Sharpe Ratio - Meaning, Advantages & Limitations
What is Sharpe Ratio?
The Sharpe ratio is named after American economist, William Sharpe, the Sharpe Ratio (or Sharpe Index or Modified Sharpe Ratio) is commonly used to measure the excess portfolio return over the risk-free rate relative to its standard deviation.
The higher the ratio, the greater the investment return relative to the amount of risk, thus the better the investment. This ratio is used to evaluate a single stock or investment, or an entire portfolio.
Sharpe Ratio Formula
Sharpe Ratio = (Rx – Rf)/ StdDev Rx
• Rx = Expected portfolio return
• Rf = Risk-free rate of return
• StdDev Rx = Standard deviation of portfolio return (or, volatility)
Importance of Sharpe Ratio
Sharpe Ratio in mutual funds plays a significant role in generating returns and recognizing the risk and reward ratio. It helps to identify the risk level and return rate of all mutual funds
Here are some advantages of the Sharpe Ratio as follows:
• Analyse the fund’s performance
The Sharpe Ratio help’s investors to analyse the fund performance by looking at this ratio, the investors can evaluate the level of risk in comparison with the extra returns. This calculator can be used to analyse funds operate with growth style.
• Risk-adjusted return calculator
With this ratio, investors can calculate the risk factors before starting investing. Existing investors transfer their investment if their present fund gains a low Sharpe Ratio.
• Helps in fund Comparison
Beginners can compare this ratio to identify their risk factors and adjusted-return rates.
• Study the portfolio diversification
Investors can use the ratio as a tool to identifying the portfolio diversification.

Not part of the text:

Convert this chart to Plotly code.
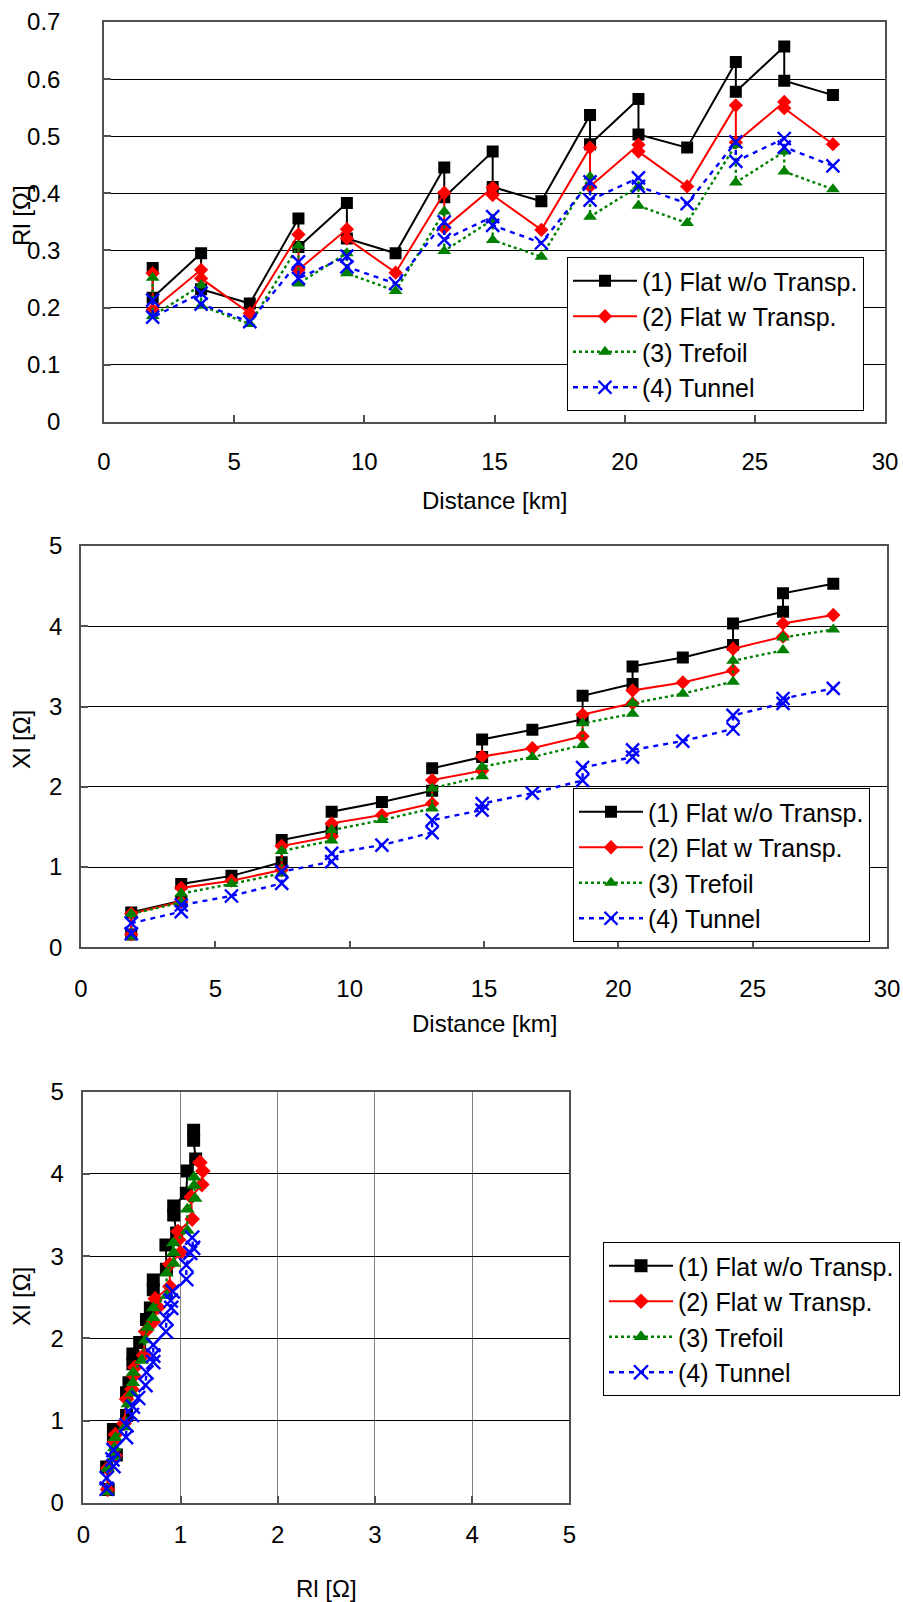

• Examine the risk and return rate
Fund having higher Sharpe ratio is considered to have a higher return and risk. Therefore, investors aiming to earn higher returns tend to choose funds with a higher ratio.
Limitations of Sharpe Ratio
Despite having major advantages, the Sharpe ratio also have some limitations are as follows:
1. Sharpe Ratio of a fund does not take any responsibility for risk of managing portfolio and does not reveal whether the fund is dealing with single or multiple factors market factors.
2. The portfolio managers influence the Sharpe ratio.
3. Sharpe ratio is used to evaluate a mutual fund which is not a good strategy.